Without the pictures, set down every line of the data exactly.

Information supplied

━━━━━━━━

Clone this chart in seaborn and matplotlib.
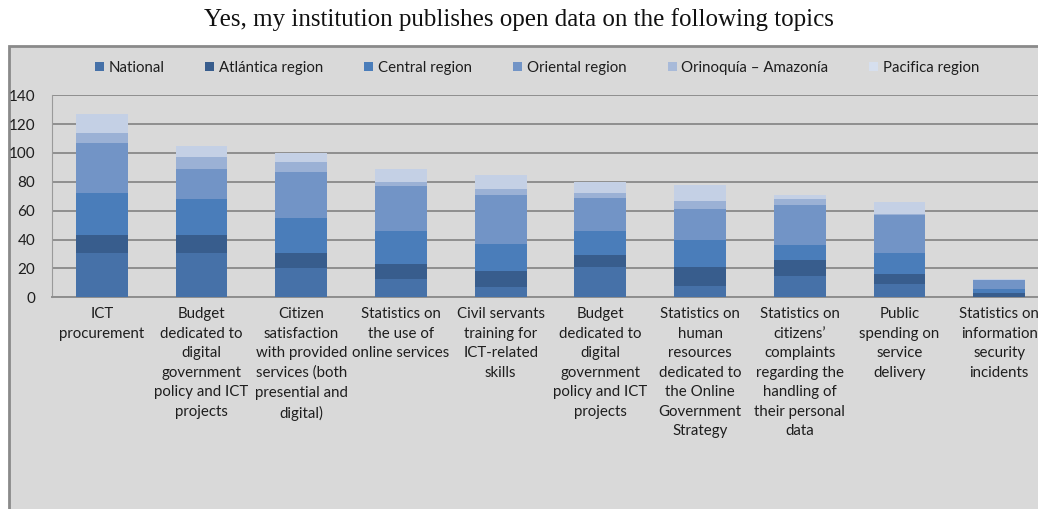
import numpy as np
import pandas as pd
import matplotlib
matplotlib.use("Agg")
import matplotlib.pyplot as plt
from matplotlib.patches import Patch, Rectangle
import seaborn as sns

# Topics (x categories), as wrapped for display
categories = [
    "ICT\nprocurement",
    "Budget\ndedicated to\ndigital\ngovernment\npolicy and ICT\nprojects",
    "Citizen\nsatisfaction\nwith provided\nservices (both\npresential and\ndigital)",
    "Statistics on\nthe use of\nonline services",
    "Civil servants\ntraining for\nICT-related\nskills",
    "Budget\ndedicated to\ndigital\ngovernment\npolicy and ICT\nprojects",
    "Statistics on\nhuman\nresources\ndedicated to\nthe Online\nGovernment\nStrategy",
    "Statistics on\ncitizens’\ncomplaints\nregarding the\nhandling of\ntheir personal\ndata",
    "Public\nspending on\nservice\ndelivery",
    "Statistics on\ninformation\nsecurity\nincidents",
]

# Counts per region, one list per stacked series
national  = [31, 31, 20, 13,  7, 21,  8, 15,  9, 0]
atlantica = [12, 12, 11, 10, 11,  8, 13, 11,  7, 3]
central   = [29, 25, 24, 23, 19, 17, 19, 10, 15, 3]
oriental  = [35, 21, 32, 31, 34, 23, 21, 28, 26, 6]
orinoquia = [ 7,  8,  7,  3,  4,  3,  6,  4,  1, 0]
pacifica  = [13,  8,  6,  9, 10,  8, 11,  3,  8, 1]

series_names = ["National", "Atlántica region", "Central region",
                "Oriental region", "Orinoquía – Amazonía", "Pacifica region"]
series_values = [national, atlantica, central, oriental, orinoquia, pacifica]
colors = ["#4671A8", "#385D8D", "#4A7DBA", "#7294C6", "#9BB1D5", "#C4D0E5"]
legend_colors = ["#4671A8", "#385D8D", "#4A7DBA", "#7294C6", "#A8BAD9", "#D6DFEE"]

yticks = [0, 20, 40, 60, 80, 100, 120, 140]

sns.set_theme(style="white")
plt.rcParams["font.family"] = ["Lato", "DejaVu Sans"]

W, H = 1038, 509
fig = plt.figure(figsize=(W / 100, H / 100), dpi=100, facecolor="white")

# Grey chart panel with border
panel = Rectangle((9 / W, -0.05), 1.1, (H - 46) / H + 0.05, transform=fig.transFigure,
                  facecolor="#D9D9D9", edgecolor="#8A8A8A", linewidth=2.0, zorder=-5)
fig.patches.append(panel)

fig.text(519 / W, 1 - 20 / H, "Yes, my institution publishes open data on the following topics",
         ha="center", va="center", fontsize=18, family="Liberation Serif", color="#111111")

left, right = 52 / W, 1049 / W
bottom, top = (H - 297.3) / H, (H - 95.2) / H
ax = fig.add_axes([left, bottom, right - left, top - bottom])
ax.set_zorder(2)
ax.set_facecolor("#D9D9D9")

df = pd.DataFrame({"pos": np.arange(len(categories))})
cum = np.zeros(len(categories))
for name, vals, c in zip(series_names, series_values, colors):
    df["val"] = vals
    sns.barplot(data=df, x="pos", y="val", bottom=cum.copy(), color=c, width=0.52,
                saturation=1, ax=ax, zorder=3, linewidth=0, errorbar=None)
    cum += np.array(vals)

ax.set_ylim(0, 140)
ax.set_xlim(-0.5, len(categories) - 0.5)
ax.set_yticks(yticks)
ax.yaxis.grid(True, color="#8E8E8E", linewidth=1.4)
ax.set_axisbelow(True)
ax.set_xlabel("")
ax.set_ylabel("")

for s in ["top", "right"]:
    ax.spines[s].set_visible(False)
ax.spines["bottom"].set_color("#8E8E8E")
ax.spines["bottom"].set_linewidth(1.4)
ax.spines["left"].set_color("#9A9A9A")
ax.spines["left"].set_linewidth(0.8)

ax.set_xticks(np.arange(len(categories)))
ax.set_xticklabels(categories, fontsize=10.8, color="#1E1E1E", linespacing=1.5)
ax.set_xticks(np.arange(len(categories) - 1) + 0.5, minor=True)
ax.tick_params(axis="x", which="major", length=0, pad=7)
ax.tick_params(axis="x", which="minor", direction="in", length=5, width=1, color="#8E8E8E")
ax.tick_params(axis="y", length=0, pad=12, labelsize=11, labelcolor="#1E1E1E")

handles = [Patch(facecolor=c, edgecolor="none", label=n) for n, c in zip(series_names, legend_colors)]
fig.legend(handles=handles, loc="center", bbox_to_anchor=(537 / W, 1 - 68 / H), ncol=6,
           frameon=False, fontsize=10.8, handlelength=0.6, handleheight=0.6,
           handletextpad=0.3, columnspacing=2.75, labelcolor="#1E1E1E")

fig.savefig("out.png", dpi=100, facecolor="white")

━━━━━━━━

Worked solution
Clone this chart in seaborn and matplotlib.
import numpy as np
import pandas as pd
import matplotlib
matplotlib.use("Agg")
import matplotlib.pyplot as plt
from matplotlib.patches import Patch, Rectangle
import seaborn as sns

# Topics (x categories), as wrapped for display
categories = [
    "ICT\nprocurement",
    "Budget\ndedicated to\ndigital\ngovernment\npolicy and ICT\nprojects",
    "Citizen\nsatisfaction\nwith provided\nservices (both\npresential and\ndigital)",
    "Statistics on\nthe use of\nonline services",
    "Civil servants\ntraining for\nICT-related\nskills",
    "Budget\ndedicated to\ndigital\ngovernment\npolicy and ICT\nprojects",
    "Statistics on\nhuman\nresources\ndedicated to\nthe Online\nGovernment\nStrategy",
    "Statistics on\ncitizens’\ncomplaints\nregarding the\nhandling of\ntheir personal\ndata",
    "Public\nspending on\nservice\ndelivery",
    "Statistics on\ninformation\nsecurity\nincidents",
]

# Counts per region, one list per stacked series
national  = [31, 31, 20, 13,  7, 21,  8, 15,  9, 0]
atlantica = [12, 12, 11, 10, 11,  8, 13, 11,  7, 3]
central   = [29, 25, 24, 23, 19, 17, 19, 10, 15, 3]
oriental  = [35, 21, 32, 31, 34, 23, 21, 28, 26, 6]
orinoquia = [ 7,  8,  7,  3,  4,  3,  6,  4,  1, 0]
pacifica  = [13,  8,  6,  9, 10,  8, 11,  3,  8, 1]

series_names = ["National", "Atlántica region", "Central region",
                "Oriental region", "Orinoquía – Amazonía", "Pacifica region"]
series_values = [national, atlantica, central, oriental, orinoquia, pacifica]
colors = ["#4671A8", "#385D8D", "#4A7DBA", "#7294C6", "#9BB1D5", "#C4D0E5"]
legend_colors = ["#4671A8", "#385D8D", "#4A7DBA", "#7294C6", "#A8BAD9", "#D6DFEE"]

yticks = [0, 20, 40, 60, 80, 100, 120, 140]

sns.set_theme(style="white")
plt.rcParams["font.family"] = ["Lato", "DejaVu Sans"]

W, H = 1038, 509
fig = plt.figure(figsize=(W / 100, H / 100), dpi=100, facecolor="white")

# Grey chart panel with border
panel = Rectangle((9 / W, -0.05), 1.1, (H - 46) / H + 0.05, transform=fig.transFigure,
                  facecolor="#D9D9D9", edgecolor="#8A8A8A", linewidth=2.0, zorder=-5)
fig.patches.append(panel)

fig.text(519 / W, 1 - 20 / H, "Yes, my institution publishes open data on the following topics",
         ha="center", va="center", fontsize=18, family="Liberation Serif", color="#111111")

left, right = 52 / W, 1049 / W
bottom, top = (H - 297.3) / H, (H - 95.2) / H
ax = fig.add_axes([left, bottom, right - left, top - bottom])
ax.set_zorder(2)
ax.set_facecolor("#D9D9D9")

df = pd.DataFrame({"pos": np.arange(len(categories))})
cum = np.zeros(len(categories))
for name, vals, c in zip(series_names, series_values, colors):
    df["val"] = vals
    sns.barplot(data=df, x="pos", y="val", bottom=cum.copy(), color=c, width=0.52,
                saturation=1, ax=ax, zorder=3, linewidth=0, errorbar=None)
    cum += np.array(vals)

ax.set_ylim(0, 140)
ax.set_xlim(-0.5, len(categories) - 0.5)
ax.set_yticks(yticks)
ax.yaxis.grid(True, color="#8E8E8E", linewidth=1.4)
ax.set_axisbelow(True)
ax.set_xlabel("")
ax.set_ylabel("")

for s in ["top", "right"]:
    ax.spines[s].set_visible(False)
ax.spines["bottom"].set_color("#8E8E8E")
ax.spines["bottom"].set_linewidth(1.4)
ax.spines["left"].set_color("#9A9A9A")
ax.spines["left"].set_linewidth(0.8)

ax.set_xticks(np.arange(len(categories)))
ax.set_xticklabels(categories, fontsize=10.8, color="#1E1E1E", linespacing=1.5)
ax.set_xticks(np.arange(len(categories) - 1) + 0.5, minor=True)
ax.tick_params(axis="x", which="major", length=0, pad=7)
ax.tick_params(axis="x", which="minor", direction="in", length=5, width=1, color="#8E8E8E")
ax.tick_params(axis="y", length=0, pad=12, labelsize=11, labelcolor="#1E1E1E")

handles = [Patch(facecolor=c, edgecolor="none", label=n) for n, c in zip(series_names, legend_colors)]
fig.legend(handles=handles, loc="center", bbox_to_anchor=(537 / W, 1 - 68 / H), ncol=6,
           frameon=False, fontsize=10.8, handlelength=0.6, handleheight=0.6,
           handletextpad=0.3, columnspacing=2.75, labelcolor="#1E1E1E")

fig.savefig("out.png", dpi=100, facecolor="white")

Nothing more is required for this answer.